By The Atlanta Journal-Constitution

Mar. 8–Delta Air Lines will significantly expand short-haul flights at New York’s John F. Kennedy International Airport in its latest move to build a moneymaking route system.

The airline plans 46 new departures from JFK this summer, boosting peak-day totals to 139 and essentially building it into a small hub. Delta said it will serve 67 destinations nonstop either with its own planes or regional units flying as the Delta Connection.

Executives said the move should make it more convenient for passengers, especially in Northeast cities, to connect with Delta’s international flights.

“There’s not good connectivity to get someone from Hartford to Europe,” said Jim Whitehurst, Delta’s chief operating officer. “This short-haul feed will help support our [international flights] out of JFK. It augments our existing international system.”

The move will add 15 markets, all within 425 miles of JFK, Delta officials said.

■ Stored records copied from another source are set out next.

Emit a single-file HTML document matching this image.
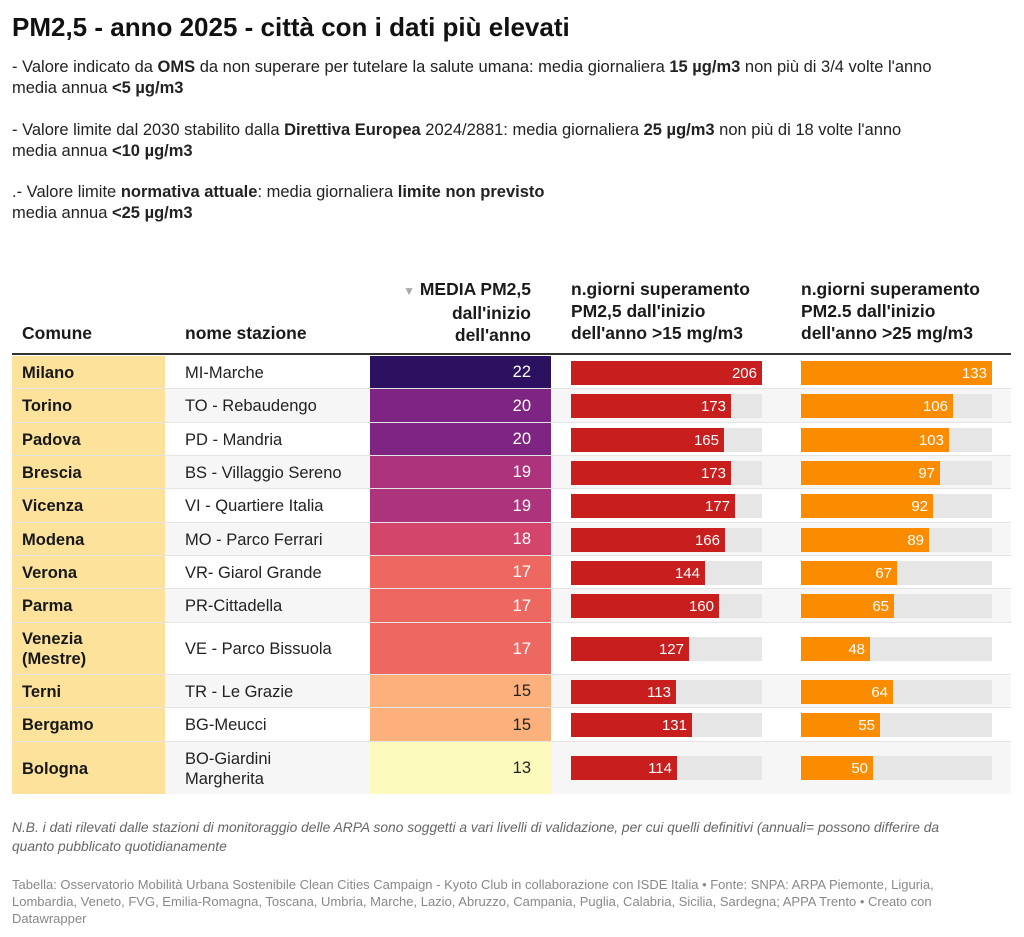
<!DOCTYPE html>
<html><head><meta charset="utf-8"><style>
body{margin:0;width:1024px;height:937px;background:#fff;font-family:"Liberation Sans",sans-serif;color:#181818;position:relative;overflow:hidden}
.a{position:absolute}
h1{position:absolute;left:12px;top:12px;margin:0;font-size:26px;font-weight:bold;color:#111}
.p{position:absolute;left:12px;font-size:16.5px;line-height:21px;color:#222;white-space:nowrap}
.hd{position:absolute;font-size:17.5px;font-weight:bold;line-height:22px;color:#1a1a1a;white-space:nowrap}
.r{position:absolute;left:12px;width:999px;border-bottom:1px solid #e4e4e4;box-sizing:border-box}
.r.g{background:#f6f6f6}
.c{position:absolute;left:0;top:0;bottom:0;width:153px;background:#fde29b;font-weight:bold;font-size:16.5px;display:flex;align-items:center;padding-left:10px;padding-top:1px;box-sizing:border-box;line-height:20px}
.s{position:absolute;left:173px;top:0;bottom:0;display:flex;align-items:center;padding-top:1px;font-size:16.5px;line-height:20px;color:#222}
.m{position:absolute;left:358px;width:181px;top:0;bottom:0;display:flex;align-items:center;justify-content:flex-end;padding-right:20px;padding-top:1px;box-sizing:border-box;font-size:16.5px;color:#fff}
.b1,.b2{position:absolute;height:24px;background:#e6e6e6;width:191px}
.b1{left:559px}.b2{left:789px}
.f{position:absolute;left:0;top:0;height:24px;color:#fff;font-size:15px;line-height:25px;text-align:right;padding-right:5px;box-sizing:border-box}
.b1 .f{background:#c81e1e}.b2 .f{background:#fb8c00}
</style></head><body>
<h1>PM2,5 - anno 2025 - città con i dati più elevati</h1>
<div class="p" style="top:57px">- Valore indicato da <b>OMS</b> da non superare per tutelare la salute umana: media giornaliera <b>15 µg/m3</b> non più di 3/4 volte l'anno<br>media annua <b>&lt;5 µg/m3</b></div>
<div class="p" style="top:120px">- Valore limite dal 2030 stabilito dalla <b>Direttiva Europea</b> 2024/2881: media giornaliera <b>25 µg/m3</b> non più di 18 volte l'anno<br>media annua <b>&lt;10 µg/m3</b></div>
<div class="p" style="top:182px">.- Valore limite <b>normativa attuale</b>: media giornaliera <b>limite non previsto</b><br>media annua <b>&lt;25 µg/m3</b></div>

<div class="hd" style="left:22px;top:322px">Comune</div>
<div class="hd" style="left:185px;top:322px">nome stazione</div>
<div class="hd" style="left:360px;top:278px;width:171px;text-align:right"><span style="color:#aaa;font-size:12px">▼</span> MEDIA PM2,5<br>dall'inizio<br>dell'anno</div>
<div class="hd" style="left:571px;top:278px">n.giorni superamento<br>PM2,5 dall'inizio<br>dell'anno &gt;15 mg/m3</div>
<div class="hd" style="left:801px;top:278px">n.giorni superamento<br>PM2.5 dall'inizio<br>dell'anno &gt;25 mg/m3</div>
<div class="a" style="left:12px;top:353px;width:999px;height:2px;background:#333"></div>

<div class="r" style="top:356px;height:33px"><div class="c">Milano</div><div class="s">MI-Marche</div><div class="m" style="background:#2c1160">22</div><div class="b1" style="top:5px"><div class="f" style="width:191px">206</div></div><div class="b2" style="top:5px"><div class="f" style="width:191px">133</div></div></div>
<div class="r g" style="top:389px;height:34px"><div class="c">Torino</div><div class="s">TO - Rebaudengo</div><div class="m" style="background:#7e2482">20</div><div class="b1" style="top:5px"><div class="f" style="width:160px">173</div></div><div class="b2" style="top:5px"><div class="f" style="width:152px">106</div></div></div>
<div class="r" style="top:423px;height:33px"><div class="c">Padova</div><div class="s">PD - Mandria</div><div class="m" style="background:#7e2482">20</div><div class="b1" style="top:5px"><div class="f" style="width:153px">165</div></div><div class="b2" style="top:5px"><div class="f" style="width:148px">103</div></div></div>
<div class="r g" style="top:456px;height:33px"><div class="c">Brescia</div><div class="s">BS - Villaggio Sereno</div><div class="m" style="background:#ad347c">19</div><div class="b1" style="top:5px"><div class="f" style="width:160px">173</div></div><div class="b2" style="top:5px"><div class="f" style="width:139px">97</div></div></div>
<div class="r" style="top:489px;height:34px"><div class="c">Vicenza</div><div class="s">VI - Quartiere Italia</div><div class="m" style="background:#ad347c">19</div><div class="b1" style="top:5px"><div class="f" style="width:164px">177</div></div><div class="b2" style="top:5px"><div class="f" style="width:132px">92</div></div></div>
<div class="r g" style="top:523px;height:33px"><div class="c">Modena</div><div class="s">MO - Parco Ferrari</div><div class="m" style="background:#d4456b">18</div><div class="b1" style="top:5px"><div class="f" style="width:154px">166</div></div><div class="b2" style="top:5px"><div class="f" style="width:128px">89</div></div></div>
<div class="r" style="top:556px;height:33px"><div class="c">Verona</div><div class="s">VR- Giarol Grande</div><div class="m" style="background:#ee6862">17</div><div class="b1" style="top:5px"><div class="f" style="width:134px">144</div></div><div class="b2" style="top:5px"><div class="f" style="width:96px">67</div></div></div>
<div class="r g" style="top:589px;height:34px"><div class="c">Parma</div><div class="s">PR-Cittadella</div><div class="m" style="background:#ee6862">17</div><div class="b1" style="top:5px"><div class="f" style="width:148px">160</div></div><div class="b2" style="top:5px"><div class="f" style="width:93px">65</div></div></div>
<div class="r" style="top:623px;height:52px"><div class="c">Venezia<br>(Mestre)</div><div class="s">VE - Parco Bissuola</div><div class="m" style="background:#ee6862">17</div><div class="b1" style="top:14px"><div class="f" style="width:118px">127</div></div><div class="b2" style="top:14px"><div class="f" style="width:69px">48</div></div></div>
<div class="r g" style="top:675px;height:33px"><div class="c">Terni</div><div class="s">TR - Le Grazie</div><div class="m" style="background:#fcb07c;color:#222">15</div><div class="b1" style="top:5px"><div class="f" style="width:105px">113</div></div><div class="b2" style="top:5px"><div class="f" style="width:92px">64</div></div></div>
<div class="r" style="top:708px;height:34px"><div class="c">Bergamo</div><div class="s">BG-Meucci</div><div class="m" style="background:#fcb07c;color:#222">15</div><div class="b1" style="top:5px"><div class="f" style="width:121px">131</div></div><div class="b2" style="top:5px"><div class="f" style="width:79px">55</div></div></div>
<div class="r g" style="top:742px;height:52px;border-bottom:none"><div class="c">Bologna</div><div class="s">BO-Giardini<br>Margherita</div><div class="m" style="background:#fcfabc;color:#222">13</div><div class="b1" style="top:14px"><div class="f" style="width:106px">114</div></div><div class="b2" style="top:14px"><div class="f" style="width:72px">50</div></div></div>

<div class="a" style="left:12px;top:818px;font-size:13.8px;line-height:19px;font-style:italic;color:#666;width:970px">N.B. i dati rilevati dalle stazioni di monitoraggio delle ARPA sono soggetti a vari livelli di validazione, per cui quelli definitivi (annuali= possono differire da quanto pubblicato quotidianamente</div>
<div class="a" style="left:12px;top:876px;font-size:13px;line-height:17px;color:#888;width:950px">Tabella: Osservatorio Mobilità Urbana Sostenibile Clean Cities Campaign - Kyoto Club in collaborazione con ISDE Italia • Fonte: SNPA: ARPA Piemonte, Liguria, Lombardia, Veneto, FVG, Emilia-Romagna, Toscana, Umbria, Marche, Lazio, Abruzzo, Campania, Puglia, Calabria, Sicilia, Sardegna; APPA Trento • Creato con Datawrapper</div>
</body></html>
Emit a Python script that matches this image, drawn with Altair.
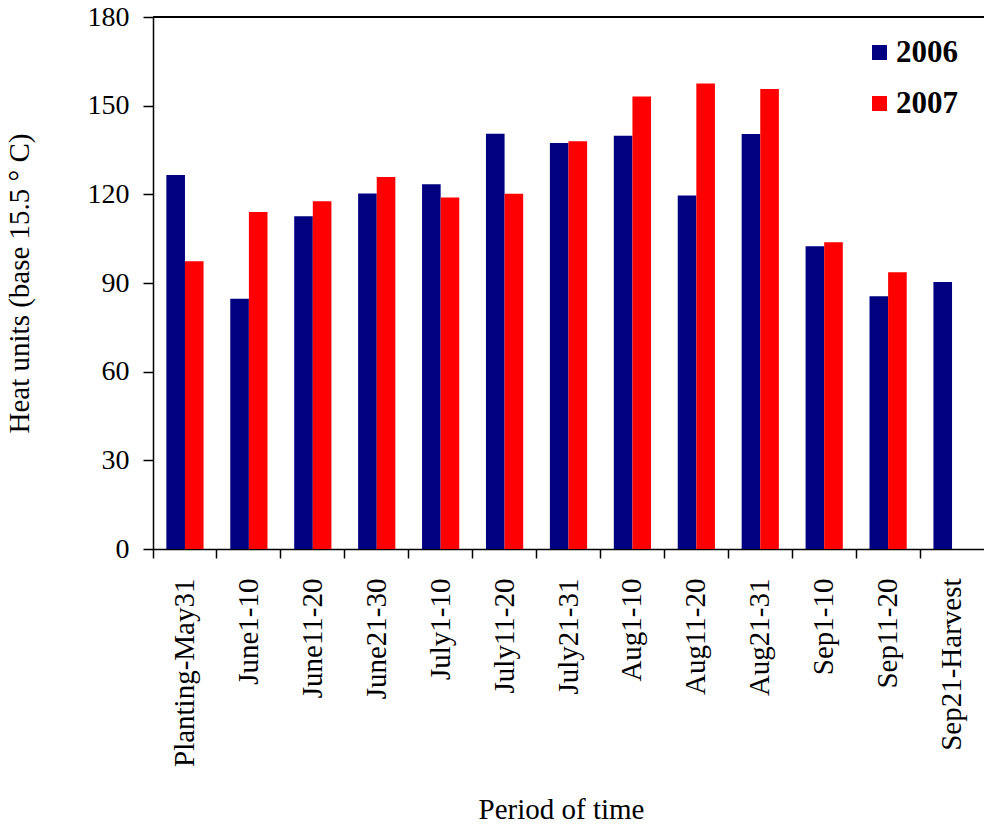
import altair as alt
import pandas as pd

# Ten-day periods of the growing season
periods = [
    "Planting-May31", "June1-10", "June11-20", "June21-30", "July1-10",
    "July11-20", "July21-31", "Aug1-10", "Aug11-20", "Aug21-31",
    "Sep1-10", "Sep11-20", "Sep21-Harvest",
]

# Accumulated heat units per period (base 15.5 °C)
heat_2006 = [126.5, 84.7, 112.6, 120.3, 123.4, 140.5, 137.4, 139.8, 119.6, 140.4, 102.4, 85.5, 90.3]
heat_2007 = [97.4, 114.0, 117.7, 125.9, 118.9, 120.2, 138.0, 153.1, 157.5, 155.6, 103.8, 93.6, None]

years = ["2006", "2007"]
year_colors = ["#000080", "#FF0000"]

rows = []
for year, series in zip(years, [heat_2006, heat_2007]):
    for period, value in zip(periods, series):
        if value is not None:
            rows.append({"period": period, "year": year, "heat": value})
df = pd.DataFrame(rows)

FONT = "Liberation Serif"

bars = alt.Chart(df).mark_bar().encode(
    x=alt.X(
        "period:N",
        sort=periods,
        scale=alt.Scale(paddingInner=0, paddingOuter=0),
        axis=alt.Axis(
            title="Period of time",
            titleFontSize=29,
            titleFontWeight="normal",
            titleX=408,
            titleY=269,
            titleBaseline="alphabetic",
            labelAngle=-90,
            labelFontSize=29,
            labelPadding=20,
            labelLimit=400,
            tickSize=9,
            bandPosition=0,
            tickExtra=False,
            grid=False,
        ),
    ),
    xOffset=alt.XOffset(
        "year:N",
        scale=alt.Scale(paddingInner=0, paddingOuter=0.718),
    ),
    y=alt.Y(
        "heat:Q",
        scale=alt.Scale(domain=[0, 180], nice=False),
        axis=alt.Axis(
            title="Heat units (base 15.5 ° C)",
            titleFontSize=29,
            titleFontWeight="normal",
            titleX=-119,
            titleY=266,
            values=[0, 30, 60, 90, 120, 150, 180],
            labelFontSize=28,
            labelPadding=14,
            tickSize=10,
            grid=False,
        ),
    ),
    color=alt.Color(
        "year:N",
        scale=alt.Scale(domain=years, range=year_colors),
        legend=alt.Legend(
            title=None,
            orient="none",
            legendX=711,
            legendY=20,
            padding=0,
            symbolType="square",
            symbolSize=225,
            symbolStrokeWidth=0,
            labelFontSize=31,
            labelFontWeight="bold",
            labelOffset=1,
            rowPadding=19,
        ),
    ),
)

# frame line along the top of the plot area
top_line = alt.Chart(df).mark_rule(color="black", strokeWidth=1.5).encode(
    y=alt.datum(180)
)

chart = (
    alt.layer(bars, top_line)
    .properties(
        width=831,
        height=532,
        autosize=alt.AutoSizeParams(type="none"),
        padding={"left": 153, "top": 17, "right": 0, "bottom": 277},
        background="white",
    )
    .configure_view(stroke=None)
    .configure_axis(
        labelFont=FONT,
        titleFont=FONT,
        labelColor="black",
        titleColor="black",
        domainColor="black",
        tickColor="black",
        domainWidth=1.5,
        tickWidth=1.5,
    )
    .configure_legend(labelFont=FONT, labelColor="black")
)

chart.save("out.html", embed_options={"renderer": "svg", "actions": False})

Five of those markets will get 50-seat regional jets, and 10 will get turboprop aircraft.

Passengers prefer jets to slower and louder propeller-driven aircraft, but Whitehurst said Delta chose turboprops on some routes because they offer a 50 percent fuel savings and greater baggage capacity.

Mike Boyd, an aviation consultant, said the Delta Connection can compete successfully in Northeast markets dominated by upstart JetBlue, which is based at JFK.

“It may seem irrational to put turboprops in a market where JetBlue has four flights a day,” Boyd said. “But Delta isn’t interested in the New York-to-Syracuse market. They want passengers in Syracuse who are connecting to Paris, and this is a way to grab those kinds of passengers.”

Delta filed for Chapter 11 protection last September after more than $10 billion in net losses in recent years. Under a turnaround plan, it is trying to realize $3 billion in annual cost cuts or revenue gains. Part of that plan involves cutting domestic capacity and adding international routes.

JFK has long been used by U.S. airlines primarily as a gateway for trans-Atlantic flights. Delta gained a large presence there about 15 years ago through a buyout of Pan Am’s European network. It currently has 31 international destinations from JFK and plans to add six more.

JFK’s domestic profile has risen with the success of JetBlue. Whitehurst said Delta’s service at JFK is different from that of JetBlue, which operates almost exclusively domestic flights.

“[JetBlue] serves Buffalo,” he said. “But they don’t connect Buffalo to an international network the way we do.”

Delta’s main hub is in Atlanta, and it also has smaller connecting hubs in Cincinnati and Salt Lake City. It scuttled a Dallas-Fort Worth hub over a year ago.